Enriched Category Theory (1965–Present) is not merely an application of monoidal categories but a framework that depends on them as its infrastructure. In ordinary category theory, the hom-sets between objects are sets. Enriched category theory replaces these hom-sets with objects from a monoidal category V, provided V is closed monoidal (so that the hom-objects can be composed via the internal hom). The monoidal structure of V supplies the composition law and the unit object, while the closed structure ensures that the enriched hom-functor behaves well. This relationship is foundational: without monoidal categories, there would be no notion of a V-enriched category. The framework of enriched categories, in turn, generalizes and unifies many areas—from metric spaces (enriched over the monoidal category of extended real numbers) to 2-categories (enriched over Cat).
Monoidal Bicategories (1980–Present) extend the monoidal idea to the context of bicategories, where the tensor product is itself a bifunctor between bicategories, and the associativity and unit constraints are only required to hold up to coherent isomorphism. This framework addresses the coherence problems that arise in weak n-categories: a monoidal bicategory is essentially a one-object tricategory. The development of monoidal bicategories by John Power, Ross Street, and others provided the coherence theorems needed to understand higher-dimensional algebra, including the structure of braided monoidal bicategories and their role in the periodic table of higher categories. Monoidal bicategories coexist with the earlier frameworks as a more flexible setting for situations where strict associativity is impossible, such as in the theory of topological quantum field theories.
Today, all six frameworks remain active and serve distinct roles. Monoidal categories are the basic language for any context involving tensor products, from algebraic topology to quantum information theory. Symmetric monoidal categories are the default setting for commutative algebra and for the semantics of classical linear logic. Braided monoidal categories are indispensable in low-dimensional topology and quantum group theory. Closed monoidal categories provide the internal hom that makes enrichment possible and are central to categorical logic and the semantics of programming languages. Enriched category theory continues to expand, with applications in homotopy theory (enriched over simplicial sets) and in the study of higher categories. Monoidal bicategories and their higher-dimensional cousins are the frontier for coherence in weak n-categories and for extended topological field theories.

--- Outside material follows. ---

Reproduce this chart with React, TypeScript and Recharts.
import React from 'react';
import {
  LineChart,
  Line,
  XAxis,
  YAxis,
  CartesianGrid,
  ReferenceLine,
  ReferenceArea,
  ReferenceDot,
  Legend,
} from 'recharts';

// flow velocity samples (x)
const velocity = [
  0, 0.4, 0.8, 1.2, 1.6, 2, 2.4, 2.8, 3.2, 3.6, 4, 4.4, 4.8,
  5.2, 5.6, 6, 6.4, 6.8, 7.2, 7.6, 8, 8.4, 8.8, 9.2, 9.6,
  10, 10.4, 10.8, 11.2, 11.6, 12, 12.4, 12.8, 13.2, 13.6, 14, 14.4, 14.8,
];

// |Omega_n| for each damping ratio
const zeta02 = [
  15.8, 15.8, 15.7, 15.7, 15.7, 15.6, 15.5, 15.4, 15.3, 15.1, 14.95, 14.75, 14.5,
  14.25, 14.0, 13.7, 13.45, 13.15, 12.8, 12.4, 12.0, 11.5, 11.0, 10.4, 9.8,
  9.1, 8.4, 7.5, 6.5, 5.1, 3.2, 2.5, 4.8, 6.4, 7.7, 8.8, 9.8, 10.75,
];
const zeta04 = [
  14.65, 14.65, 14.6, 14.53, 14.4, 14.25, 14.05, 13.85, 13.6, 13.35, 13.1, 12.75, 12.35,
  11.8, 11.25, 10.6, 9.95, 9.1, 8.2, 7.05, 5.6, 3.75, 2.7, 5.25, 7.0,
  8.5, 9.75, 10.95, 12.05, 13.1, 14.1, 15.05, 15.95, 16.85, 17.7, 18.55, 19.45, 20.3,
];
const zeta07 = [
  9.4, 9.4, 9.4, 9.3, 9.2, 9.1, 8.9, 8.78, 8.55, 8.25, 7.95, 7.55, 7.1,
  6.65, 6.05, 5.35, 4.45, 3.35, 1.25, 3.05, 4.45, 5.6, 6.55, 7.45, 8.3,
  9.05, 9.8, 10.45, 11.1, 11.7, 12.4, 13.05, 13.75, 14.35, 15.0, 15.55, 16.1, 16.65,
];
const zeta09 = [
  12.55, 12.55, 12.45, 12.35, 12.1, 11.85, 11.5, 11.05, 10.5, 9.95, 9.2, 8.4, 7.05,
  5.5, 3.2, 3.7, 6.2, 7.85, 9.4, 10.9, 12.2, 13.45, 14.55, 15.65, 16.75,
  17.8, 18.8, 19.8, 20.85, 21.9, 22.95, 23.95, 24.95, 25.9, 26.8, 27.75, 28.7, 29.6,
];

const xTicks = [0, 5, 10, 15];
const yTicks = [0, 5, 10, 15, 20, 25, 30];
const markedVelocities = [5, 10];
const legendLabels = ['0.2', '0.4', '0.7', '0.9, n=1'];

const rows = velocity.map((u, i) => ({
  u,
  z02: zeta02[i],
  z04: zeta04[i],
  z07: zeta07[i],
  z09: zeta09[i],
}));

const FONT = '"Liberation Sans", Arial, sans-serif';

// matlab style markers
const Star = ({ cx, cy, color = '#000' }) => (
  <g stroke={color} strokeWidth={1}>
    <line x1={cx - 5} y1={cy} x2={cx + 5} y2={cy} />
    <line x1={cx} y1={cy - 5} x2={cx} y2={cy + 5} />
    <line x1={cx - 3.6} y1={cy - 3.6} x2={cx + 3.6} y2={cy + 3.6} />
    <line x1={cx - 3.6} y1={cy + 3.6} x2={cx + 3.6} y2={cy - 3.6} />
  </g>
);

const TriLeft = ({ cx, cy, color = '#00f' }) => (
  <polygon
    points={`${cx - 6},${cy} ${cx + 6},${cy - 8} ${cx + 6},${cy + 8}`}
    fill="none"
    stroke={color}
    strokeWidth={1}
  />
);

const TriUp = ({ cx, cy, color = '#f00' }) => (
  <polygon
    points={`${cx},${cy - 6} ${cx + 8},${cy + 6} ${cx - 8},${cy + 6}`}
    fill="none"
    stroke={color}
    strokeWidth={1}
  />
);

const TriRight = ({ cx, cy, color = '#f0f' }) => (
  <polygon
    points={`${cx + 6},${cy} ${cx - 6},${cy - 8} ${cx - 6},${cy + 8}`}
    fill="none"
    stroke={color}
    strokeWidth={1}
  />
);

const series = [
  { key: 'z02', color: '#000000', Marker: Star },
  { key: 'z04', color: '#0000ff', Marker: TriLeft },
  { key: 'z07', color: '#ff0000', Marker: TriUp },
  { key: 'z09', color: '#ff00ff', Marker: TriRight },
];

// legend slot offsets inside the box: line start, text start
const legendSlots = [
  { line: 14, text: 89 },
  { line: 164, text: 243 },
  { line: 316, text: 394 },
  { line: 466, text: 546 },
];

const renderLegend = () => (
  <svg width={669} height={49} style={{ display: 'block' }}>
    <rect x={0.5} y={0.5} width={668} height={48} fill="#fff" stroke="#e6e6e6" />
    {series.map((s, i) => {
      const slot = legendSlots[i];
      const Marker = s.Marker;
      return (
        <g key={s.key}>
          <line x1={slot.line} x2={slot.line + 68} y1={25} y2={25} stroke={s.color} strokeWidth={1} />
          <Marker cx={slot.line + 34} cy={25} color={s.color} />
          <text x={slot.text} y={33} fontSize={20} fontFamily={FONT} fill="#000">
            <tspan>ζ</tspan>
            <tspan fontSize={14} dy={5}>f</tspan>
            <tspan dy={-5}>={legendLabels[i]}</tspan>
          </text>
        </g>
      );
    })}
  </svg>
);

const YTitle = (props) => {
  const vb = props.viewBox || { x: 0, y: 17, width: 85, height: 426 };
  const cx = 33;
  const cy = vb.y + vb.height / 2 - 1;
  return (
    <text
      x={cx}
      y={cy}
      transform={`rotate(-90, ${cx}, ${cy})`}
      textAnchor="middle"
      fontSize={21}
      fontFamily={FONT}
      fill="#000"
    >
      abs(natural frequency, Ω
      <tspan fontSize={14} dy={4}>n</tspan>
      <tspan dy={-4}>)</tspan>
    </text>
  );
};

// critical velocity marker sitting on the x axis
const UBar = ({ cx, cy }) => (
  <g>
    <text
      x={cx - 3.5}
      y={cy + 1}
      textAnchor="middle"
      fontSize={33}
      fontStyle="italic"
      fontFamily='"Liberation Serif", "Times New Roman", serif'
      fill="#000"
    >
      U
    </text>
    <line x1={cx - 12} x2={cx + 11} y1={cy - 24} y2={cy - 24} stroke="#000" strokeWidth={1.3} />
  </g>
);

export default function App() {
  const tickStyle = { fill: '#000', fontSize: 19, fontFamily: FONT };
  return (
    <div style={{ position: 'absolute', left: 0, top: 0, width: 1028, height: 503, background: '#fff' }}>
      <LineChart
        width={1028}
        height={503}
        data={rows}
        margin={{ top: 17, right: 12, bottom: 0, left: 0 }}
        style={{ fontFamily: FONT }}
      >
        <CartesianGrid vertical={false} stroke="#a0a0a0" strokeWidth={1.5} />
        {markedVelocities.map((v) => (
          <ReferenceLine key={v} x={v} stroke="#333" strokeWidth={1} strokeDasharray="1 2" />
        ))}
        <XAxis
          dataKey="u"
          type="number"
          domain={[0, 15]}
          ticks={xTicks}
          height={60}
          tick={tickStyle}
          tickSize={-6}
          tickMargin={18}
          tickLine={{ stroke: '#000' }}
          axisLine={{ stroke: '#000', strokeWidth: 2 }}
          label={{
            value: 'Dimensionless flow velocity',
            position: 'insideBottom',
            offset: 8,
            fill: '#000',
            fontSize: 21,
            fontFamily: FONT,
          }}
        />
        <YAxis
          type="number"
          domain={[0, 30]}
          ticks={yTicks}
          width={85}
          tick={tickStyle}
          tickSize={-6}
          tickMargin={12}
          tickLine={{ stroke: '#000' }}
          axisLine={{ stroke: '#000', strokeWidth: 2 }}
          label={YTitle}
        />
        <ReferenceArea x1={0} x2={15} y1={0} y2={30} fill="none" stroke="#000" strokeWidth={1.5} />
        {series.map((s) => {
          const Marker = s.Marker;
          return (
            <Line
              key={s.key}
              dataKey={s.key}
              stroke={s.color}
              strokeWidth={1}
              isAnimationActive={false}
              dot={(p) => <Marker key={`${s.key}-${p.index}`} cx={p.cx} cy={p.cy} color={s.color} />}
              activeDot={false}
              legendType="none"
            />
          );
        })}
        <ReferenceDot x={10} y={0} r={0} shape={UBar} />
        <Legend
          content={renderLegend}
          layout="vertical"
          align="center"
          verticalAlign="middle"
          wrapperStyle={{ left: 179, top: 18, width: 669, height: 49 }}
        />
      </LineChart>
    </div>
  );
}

The leading frameworks agree on the core principle that coherence conditions—the pentagon, hexagon, and triangle identities—are not arbitrary but are forced by the requirement that all possible ways of reassociating or reordering a composite coincide. They disagree on how much structure to impose: symmetric monoidal categories assume a trivial swap, braided monoidal categories allow nontrivial swaps, and monoidal bicategories relax strictness even further. This spectrum of choices reflects the diversity of mathematical phenomena that monoidal category theory aims to capture, from the simplest commutative products to the intricate braiding of quantum invariants.